Everything in the listing below from the line containing "Write a Python" through the line containing "0.04, 0.23, 0.10]" should be repeated exactly; leave out every other line.

===== Data supplied

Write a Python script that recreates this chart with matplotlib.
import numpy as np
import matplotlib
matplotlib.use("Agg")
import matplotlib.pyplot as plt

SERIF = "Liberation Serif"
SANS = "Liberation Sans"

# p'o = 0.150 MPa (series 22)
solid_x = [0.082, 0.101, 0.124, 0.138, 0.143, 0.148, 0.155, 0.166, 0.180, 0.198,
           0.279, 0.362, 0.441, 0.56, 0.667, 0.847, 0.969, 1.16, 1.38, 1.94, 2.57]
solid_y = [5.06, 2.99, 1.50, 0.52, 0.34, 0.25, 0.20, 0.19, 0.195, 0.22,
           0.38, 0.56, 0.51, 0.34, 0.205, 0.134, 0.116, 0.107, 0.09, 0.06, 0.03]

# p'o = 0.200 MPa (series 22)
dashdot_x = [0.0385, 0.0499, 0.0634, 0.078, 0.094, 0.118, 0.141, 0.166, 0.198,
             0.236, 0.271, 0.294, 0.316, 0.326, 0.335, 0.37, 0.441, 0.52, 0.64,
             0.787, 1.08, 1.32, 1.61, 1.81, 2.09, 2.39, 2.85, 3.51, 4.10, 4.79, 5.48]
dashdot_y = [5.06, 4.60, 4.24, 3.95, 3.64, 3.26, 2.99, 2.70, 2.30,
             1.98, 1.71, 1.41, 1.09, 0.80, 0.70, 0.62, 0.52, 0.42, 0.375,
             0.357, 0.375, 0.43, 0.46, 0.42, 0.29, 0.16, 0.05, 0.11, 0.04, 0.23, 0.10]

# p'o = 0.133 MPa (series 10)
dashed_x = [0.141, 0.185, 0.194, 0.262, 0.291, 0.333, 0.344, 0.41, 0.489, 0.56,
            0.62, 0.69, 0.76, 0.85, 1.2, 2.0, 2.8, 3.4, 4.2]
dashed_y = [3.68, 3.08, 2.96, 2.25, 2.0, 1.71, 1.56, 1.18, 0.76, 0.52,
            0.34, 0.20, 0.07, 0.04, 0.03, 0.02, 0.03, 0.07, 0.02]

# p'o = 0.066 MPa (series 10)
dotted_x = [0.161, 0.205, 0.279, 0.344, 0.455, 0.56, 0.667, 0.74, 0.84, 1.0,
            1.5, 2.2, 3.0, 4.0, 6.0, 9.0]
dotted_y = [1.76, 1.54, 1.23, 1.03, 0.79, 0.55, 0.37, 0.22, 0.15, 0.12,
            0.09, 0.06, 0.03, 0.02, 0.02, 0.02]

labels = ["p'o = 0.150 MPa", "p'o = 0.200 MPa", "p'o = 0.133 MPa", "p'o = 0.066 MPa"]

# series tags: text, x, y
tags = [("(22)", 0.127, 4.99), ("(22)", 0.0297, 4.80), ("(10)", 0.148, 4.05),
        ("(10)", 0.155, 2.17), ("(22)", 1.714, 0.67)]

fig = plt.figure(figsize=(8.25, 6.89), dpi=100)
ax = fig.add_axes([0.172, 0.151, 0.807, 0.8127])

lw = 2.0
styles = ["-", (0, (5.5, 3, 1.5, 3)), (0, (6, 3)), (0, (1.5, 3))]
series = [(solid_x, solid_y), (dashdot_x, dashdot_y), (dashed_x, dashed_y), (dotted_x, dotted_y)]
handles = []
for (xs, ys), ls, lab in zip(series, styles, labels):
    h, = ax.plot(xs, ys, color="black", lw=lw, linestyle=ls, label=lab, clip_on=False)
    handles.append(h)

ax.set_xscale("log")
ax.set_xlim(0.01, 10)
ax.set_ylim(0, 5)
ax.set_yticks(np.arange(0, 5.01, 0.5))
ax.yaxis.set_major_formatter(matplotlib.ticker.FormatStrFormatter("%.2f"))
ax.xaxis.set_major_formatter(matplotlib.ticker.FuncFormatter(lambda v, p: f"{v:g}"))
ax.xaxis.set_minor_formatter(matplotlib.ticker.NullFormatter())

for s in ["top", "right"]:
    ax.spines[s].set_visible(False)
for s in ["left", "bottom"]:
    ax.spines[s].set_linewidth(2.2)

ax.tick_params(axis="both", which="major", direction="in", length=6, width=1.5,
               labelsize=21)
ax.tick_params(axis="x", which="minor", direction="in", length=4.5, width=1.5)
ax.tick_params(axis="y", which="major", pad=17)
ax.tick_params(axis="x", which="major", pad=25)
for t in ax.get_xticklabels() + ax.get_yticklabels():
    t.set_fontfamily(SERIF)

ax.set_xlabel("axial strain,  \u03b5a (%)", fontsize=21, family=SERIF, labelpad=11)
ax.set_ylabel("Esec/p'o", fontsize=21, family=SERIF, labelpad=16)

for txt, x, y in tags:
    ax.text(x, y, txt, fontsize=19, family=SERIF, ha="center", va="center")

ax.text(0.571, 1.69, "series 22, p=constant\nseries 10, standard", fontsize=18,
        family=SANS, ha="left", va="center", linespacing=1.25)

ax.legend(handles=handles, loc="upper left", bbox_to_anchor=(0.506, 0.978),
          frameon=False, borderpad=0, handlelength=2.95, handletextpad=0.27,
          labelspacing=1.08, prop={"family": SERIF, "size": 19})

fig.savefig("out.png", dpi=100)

==========
===== Data supplied

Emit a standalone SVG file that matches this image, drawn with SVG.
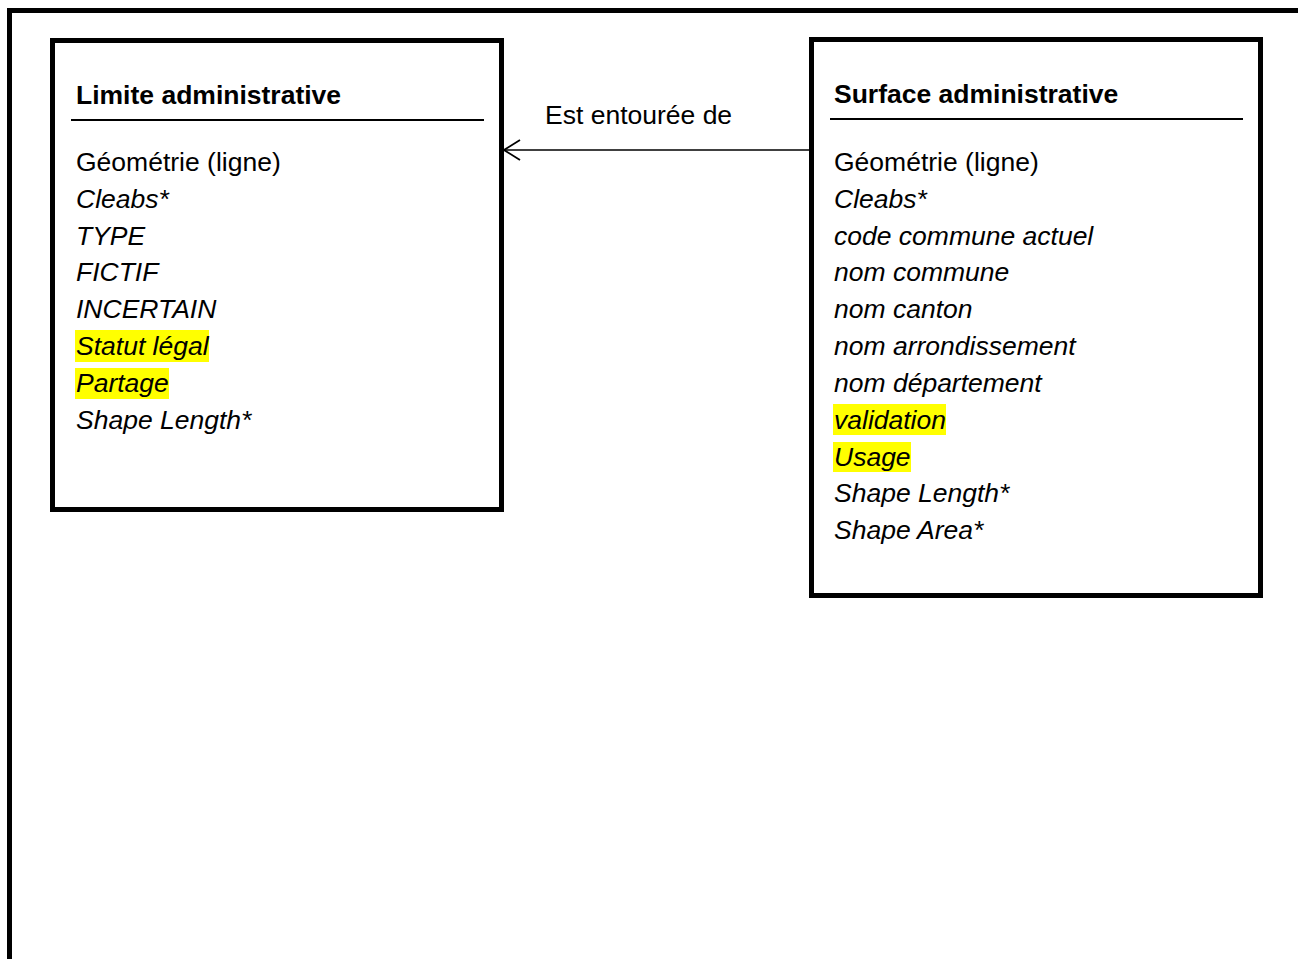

==========

## Reply
Write a Python script that recreates this chart with matplotlib.
import numpy as np
import matplotlib
matplotlib.use("Agg")
import matplotlib.pyplot as plt

SERIF = "Liberation Serif"
SANS = "Liberation Sans"

# p'o = 0.150 MPa (series 22)
solid_x = [0.082, 0.101, 0.124, 0.138, 0.143, 0.148, 0.155, 0.166, 0.180, 0.198,
           0.279, 0.362, 0.441, 0.56, 0.667, 0.847, 0.969, 1.16, 1.38, 1.94, 2.57]
solid_y = [5.06, 2.99, 1.50, 0.52, 0.34, 0.25, 0.20, 0.19, 0.195, 0.22,
           0.38, 0.56, 0.51, 0.34, 0.205, 0.134, 0.116, 0.107, 0.09, 0.06, 0.03]

# p'o = 0.200 MPa (series 22)
dashdot_x = [0.0385, 0.0499, 0.0634, 0.078, 0.094, 0.118, 0.141, 0.166, 0.198,
             0.236, 0.271, 0.294, 0.316, 0.326, 0.335, 0.37, 0.441, 0.52, 0.64,
             0.787, 1.08, 1.32, 1.61, 1.81, 2.09, 2.39, 2.85, 3.51, 4.10, 4.79, 5.48]
dashdot_y = [5.06, 4.60, 4.24, 3.95, 3.64, 3.26, 2.99, 2.70, 2.30,
             1.98, 1.71, 1.41, 1.09, 0.80, 0.70, 0.62, 0.52, 0.42, 0.375,
             0.357, 0.375, 0.43, 0.46, 0.42, 0.29, 0.16, 0.05, 0.11, 0.04, 0.23, 0.10]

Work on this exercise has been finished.